▶ **Stated goal**
Leave out the images and repeat the listing below without a single change.

▶ **Provided material**
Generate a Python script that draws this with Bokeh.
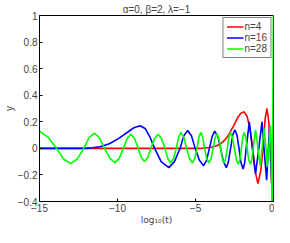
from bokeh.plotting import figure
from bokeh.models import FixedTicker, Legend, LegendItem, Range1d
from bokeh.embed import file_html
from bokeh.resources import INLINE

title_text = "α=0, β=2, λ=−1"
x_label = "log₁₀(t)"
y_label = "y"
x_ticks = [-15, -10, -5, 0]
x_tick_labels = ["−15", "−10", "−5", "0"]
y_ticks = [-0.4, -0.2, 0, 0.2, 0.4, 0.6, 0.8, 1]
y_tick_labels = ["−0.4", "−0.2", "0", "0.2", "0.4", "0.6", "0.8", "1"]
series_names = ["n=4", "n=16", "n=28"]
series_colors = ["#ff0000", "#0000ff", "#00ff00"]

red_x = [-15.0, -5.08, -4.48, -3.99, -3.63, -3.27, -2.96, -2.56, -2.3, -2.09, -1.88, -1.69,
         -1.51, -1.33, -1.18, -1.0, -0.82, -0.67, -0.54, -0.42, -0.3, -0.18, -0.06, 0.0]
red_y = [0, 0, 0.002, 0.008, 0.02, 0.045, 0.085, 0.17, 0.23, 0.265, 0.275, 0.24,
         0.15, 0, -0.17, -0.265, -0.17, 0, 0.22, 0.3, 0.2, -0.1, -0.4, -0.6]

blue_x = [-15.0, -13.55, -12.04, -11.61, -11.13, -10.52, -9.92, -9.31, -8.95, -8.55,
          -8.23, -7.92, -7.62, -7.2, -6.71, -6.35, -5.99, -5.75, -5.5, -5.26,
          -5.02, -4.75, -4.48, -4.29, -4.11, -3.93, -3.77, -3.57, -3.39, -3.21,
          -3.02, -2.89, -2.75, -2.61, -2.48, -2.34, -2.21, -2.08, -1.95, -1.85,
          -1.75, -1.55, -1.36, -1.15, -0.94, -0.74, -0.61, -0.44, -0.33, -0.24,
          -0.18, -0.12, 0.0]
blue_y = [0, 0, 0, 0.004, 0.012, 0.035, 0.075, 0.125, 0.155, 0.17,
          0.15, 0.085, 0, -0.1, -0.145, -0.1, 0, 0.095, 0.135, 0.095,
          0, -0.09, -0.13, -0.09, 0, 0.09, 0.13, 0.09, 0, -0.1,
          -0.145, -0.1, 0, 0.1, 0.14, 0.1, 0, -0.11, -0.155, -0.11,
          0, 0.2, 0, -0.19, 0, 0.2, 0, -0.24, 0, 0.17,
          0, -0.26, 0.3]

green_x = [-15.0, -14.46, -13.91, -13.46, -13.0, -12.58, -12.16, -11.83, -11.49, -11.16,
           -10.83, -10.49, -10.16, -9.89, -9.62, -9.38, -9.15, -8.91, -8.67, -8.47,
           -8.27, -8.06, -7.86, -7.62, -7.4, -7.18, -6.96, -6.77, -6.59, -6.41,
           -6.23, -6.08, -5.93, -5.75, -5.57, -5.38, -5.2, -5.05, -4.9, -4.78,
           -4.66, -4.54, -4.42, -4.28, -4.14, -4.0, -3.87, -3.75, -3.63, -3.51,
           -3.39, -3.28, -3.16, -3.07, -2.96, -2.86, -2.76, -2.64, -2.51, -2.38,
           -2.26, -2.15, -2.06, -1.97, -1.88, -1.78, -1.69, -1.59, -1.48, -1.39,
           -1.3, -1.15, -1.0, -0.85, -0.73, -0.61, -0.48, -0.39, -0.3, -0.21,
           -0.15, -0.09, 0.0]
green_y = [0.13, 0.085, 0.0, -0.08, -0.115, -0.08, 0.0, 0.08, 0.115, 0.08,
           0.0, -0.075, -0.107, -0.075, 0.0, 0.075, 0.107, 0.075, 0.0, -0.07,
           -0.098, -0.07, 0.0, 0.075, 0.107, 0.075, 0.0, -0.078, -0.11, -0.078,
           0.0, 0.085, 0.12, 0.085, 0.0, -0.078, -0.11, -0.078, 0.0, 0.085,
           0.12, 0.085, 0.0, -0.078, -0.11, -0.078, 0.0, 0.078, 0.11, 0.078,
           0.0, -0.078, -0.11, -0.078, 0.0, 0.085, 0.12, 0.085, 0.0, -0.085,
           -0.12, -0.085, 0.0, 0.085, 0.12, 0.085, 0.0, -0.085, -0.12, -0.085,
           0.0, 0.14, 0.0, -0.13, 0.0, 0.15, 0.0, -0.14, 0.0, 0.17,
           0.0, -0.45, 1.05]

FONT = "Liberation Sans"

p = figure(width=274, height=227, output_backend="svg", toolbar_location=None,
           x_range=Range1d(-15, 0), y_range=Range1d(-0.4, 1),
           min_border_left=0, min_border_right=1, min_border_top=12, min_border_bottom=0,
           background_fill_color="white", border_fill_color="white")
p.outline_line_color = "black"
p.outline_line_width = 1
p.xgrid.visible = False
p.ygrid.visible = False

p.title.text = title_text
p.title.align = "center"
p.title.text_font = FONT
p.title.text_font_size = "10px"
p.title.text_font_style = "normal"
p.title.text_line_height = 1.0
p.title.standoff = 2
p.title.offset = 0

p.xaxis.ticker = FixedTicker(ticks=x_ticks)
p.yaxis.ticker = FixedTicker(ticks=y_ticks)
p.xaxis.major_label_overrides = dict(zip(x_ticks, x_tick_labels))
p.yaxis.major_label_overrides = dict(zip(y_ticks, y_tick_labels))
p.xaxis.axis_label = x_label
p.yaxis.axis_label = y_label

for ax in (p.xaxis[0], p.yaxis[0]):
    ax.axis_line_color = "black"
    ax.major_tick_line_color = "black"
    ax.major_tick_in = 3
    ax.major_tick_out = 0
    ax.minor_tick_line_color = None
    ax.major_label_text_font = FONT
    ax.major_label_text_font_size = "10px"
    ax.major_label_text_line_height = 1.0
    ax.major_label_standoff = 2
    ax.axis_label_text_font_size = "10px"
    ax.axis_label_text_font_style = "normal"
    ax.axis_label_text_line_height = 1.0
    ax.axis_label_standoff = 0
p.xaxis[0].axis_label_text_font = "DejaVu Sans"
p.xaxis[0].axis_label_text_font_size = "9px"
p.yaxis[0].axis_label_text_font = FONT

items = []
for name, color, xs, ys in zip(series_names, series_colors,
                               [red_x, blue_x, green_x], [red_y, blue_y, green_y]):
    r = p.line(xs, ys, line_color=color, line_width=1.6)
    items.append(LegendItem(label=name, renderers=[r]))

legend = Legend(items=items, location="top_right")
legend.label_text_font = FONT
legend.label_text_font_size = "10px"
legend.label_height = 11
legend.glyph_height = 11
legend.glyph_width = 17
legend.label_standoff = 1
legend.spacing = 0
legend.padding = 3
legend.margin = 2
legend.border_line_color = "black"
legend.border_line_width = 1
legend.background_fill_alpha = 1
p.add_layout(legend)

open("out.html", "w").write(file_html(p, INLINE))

▶ **Finished task**
Generate a Python script that draws this with Bokeh.
from bokeh.plotting import figure
from bokeh.models import FixedTicker, Legend, LegendItem, Range1d
from bokeh.embed import file_html
from bokeh.resources import INLINE

title_text = "α=0, β=2, λ=−1"
x_label = "log₁₀(t)"
y_label = "y"
x_ticks = [-15, -10, -5, 0]
x_tick_labels = ["−15", "−10", "−5", "0"]
y_ticks = [-0.4, -0.2, 0, 0.2, 0.4, 0.6, 0.8, 1]
y_tick_labels = ["−0.4", "−0.2", "0", "0.2", "0.4", "0.6", "0.8", "1"]
series_names = ["n=4", "n=16", "n=28"]
series_colors = ["#ff0000", "#0000ff", "#00ff00"]

red_x = [-15.0, -5.08, -4.48, -3.99, -3.63, -3.27, -2.96, -2.56, -2.3, -2.09, -1.88, -1.69,
         -1.51, -1.33, -1.18, -1.0, -0.82, -0.67, -0.54, -0.42, -0.3, -0.18, -0.06, 0.0]
red_y = [0, 0, 0.002, 0.008, 0.02, 0.045, 0.085, 0.17, 0.23, 0.265, 0.275, 0.24,
         0.15, 0, -0.17, -0.265, -0.17, 0, 0.22, 0.3, 0.2, -0.1, -0.4, -0.6]

blue_x = [-15.0, -13.55, -12.04, -11.61, -11.13, -10.52, -9.92, -9.31, -8.95, -8.55,
          -8.23, -7.92, -7.62, -7.2, -6.71, -6.35, -5.99, -5.75, -5.5, -5.26,
          -5.02, -4.75, -4.48, -4.29, -4.11, -3.93, -3.77, -3.57, -3.39, -3.21,
          -3.02, -2.89, -2.75, -2.61, -2.48, -2.34, -2.21, -2.08, -1.95, -1.85,
          -1.75, -1.55, -1.36, -1.15, -0.94, -0.74, -0.61, -0.44, -0.33, -0.24,
          -0.18, -0.12, 0.0]
blue_y = [0, 0, 0, 0.004, 0.012, 0.035, 0.075, 0.125, 0.155, 0.17,
          0.15, 0.085, 0, -0.1, -0.145, -0.1, 0, 0.095, 0.135, 0.095,
          0, -0.09, -0.13, -0.09, 0, 0.09, 0.13, 0.09, 0, -0.1,
          -0.145, -0.1, 0, 0.1, 0.14, 0.1, 0, -0.11, -0.155, -0.11,
          0, 0.2, 0, -0.19, 0, 0.2, 0, -0.24, 0, 0.17,
          0, -0.26, 0.3]

green_x = [-15.0, -14.46, -13.91, -13.46, -13.0, -12.58, -12.16, -11.83, -11.49, -11.16,
           -10.83, -10.49, -10.16, -9.89, -9.62, -9.38, -9.15, -8.91, -8.67, -8.47,
           -8.27, -8.06, -7.86, -7.62, -7.4, -7.18, -6.96, -6.77, -6.59, -6.41,
           -6.23, -6.08, -5.93, -5.75, -5.57, -5.38, -5.2, -5.05, -4.9, -4.78,
           -4.66, -4.54, -4.42, -4.28, -4.14, -4.0, -3.87, -3.75, -3.63, -3.51,
           -3.39, -3.28, -3.16, -3.07, -2.96, -2.86, -2.76, -2.64, -2.51, -2.38,
           -2.26, -2.15, -2.06, -1.97, -1.88, -1.78, -1.69, -1.59, -1.48, -1.39,
           -1.3, -1.15, -1.0, -0.85, -0.73, -0.61, -0.48, -0.39, -0.3, -0.21,
           -0.15, -0.09, 0.0]
green_y = [0.13, 0.085, 0.0, -0.08, -0.115, -0.08, 0.0, 0.08, 0.115, 0.08,
           0.0, -0.075, -0.107, -0.075, 0.0, 0.075, 0.107, 0.075, 0.0, -0.07,
           -0.098, -0.07, 0.0, 0.075, 0.107, 0.075, 0.0, -0.078, -0.11, -0.078,
           0.0, 0.085, 0.12, 0.085, 0.0, -0.078, -0.11, -0.078, 0.0, 0.085,
           0.12, 0.085, 0.0, -0.078, -0.11, -0.078, 0.0, 0.078, 0.11, 0.078,
           0.0, -0.078, -0.11, -0.078, 0.0, 0.085, 0.12, 0.085, 0.0, -0.085,
           -0.12, -0.085, 0.0, 0.085, 0.12, 0.085, 0.0, -0.085, -0.12, -0.085,
           0.0, 0.14, 0.0, -0.13, 0.0, 0.15, 0.0, -0.14, 0.0, 0.17,
           0.0, -0.45, 1.05]

FONT = "Liberation Sans"

p = figure(width=274, height=227, output_backend="svg", toolbar_location=None,
           x_range=Range1d(-15, 0), y_range=Range1d(-0.4, 1),
           min_border_left=0, min_border_right=1, min_border_top=12, min_border_bottom=0,
           background_fill_color="white", border_fill_color="white")
p.outline_line_color = "black"
p.outline_line_width = 1
p.xgrid.visible = False
p.ygrid.visible = False

p.title.text = title_text
p.title.align = "center"
p.title.text_font = FONT
p.title.text_font_size = "10px"
p.title.text_font_style = "normal"
p.title.text_line_height = 1.0
p.title.standoff = 2
p.title.offset = 0

p.xaxis.ticker = FixedTicker(ticks=x_ticks)
p.yaxis.ticker = FixedTicker(ticks=y_ticks)
p.xaxis.major_label_overrides = dict(zip(x_ticks, x_tick_labels))
p.yaxis.major_label_overrides = dict(zip(y_ticks, y_tick_labels))
p.xaxis.axis_label = x_label
p.yaxis.axis_label = y_label

for ax in (p.xaxis[0], p.yaxis[0]):
    ax.axis_line_color = "black"
    ax.major_tick_line_color = "black"
    ax.major_tick_in = 3
    ax.major_tick_out = 0
    ax.minor_tick_line_color = None
    ax.major_label_text_font = FONT
    ax.major_label_text_font_size = "10px"
    ax.major_label_text_line_height = 1.0
    ax.major_label_standoff = 2
    ax.axis_label_text_font_size = "10px"
    ax.axis_label_text_font_style = "normal"
    ax.axis_label_text_line_height = 1.0
    ax.axis_label_standoff = 0
p.xaxis[0].axis_label_text_font = "DejaVu Sans"
p.xaxis[0].axis_label_text_font_size = "9px"
p.yaxis[0].axis_label_text_font = FONT

items = []
for name, color, xs, ys in zip(series_names, series_colors,
                               [red_x, blue_x, green_x], [red_y, blue_y, green_y]):
    r = p.line(xs, ys, line_color=color, line_width=1.6)
    items.append(LegendItem(label=name, renderers=[r]))

legend = Legend(items=items, location="top_right")
legend.label_text_font = FONT
legend.label_text_font_size = "10px"
legend.label_height = 11
legend.glyph_height = 11
legend.glyph_width = 17
legend.label_standoff = 1
legend.spacing = 0
legend.padding = 3
legend.margin = 2
legend.border_line_color = "black"
legend.border_line_width = 1
legend.background_fill_alpha = 1
p.add_layout(legend)

open("out.html", "w").write(file_html(p, INLINE))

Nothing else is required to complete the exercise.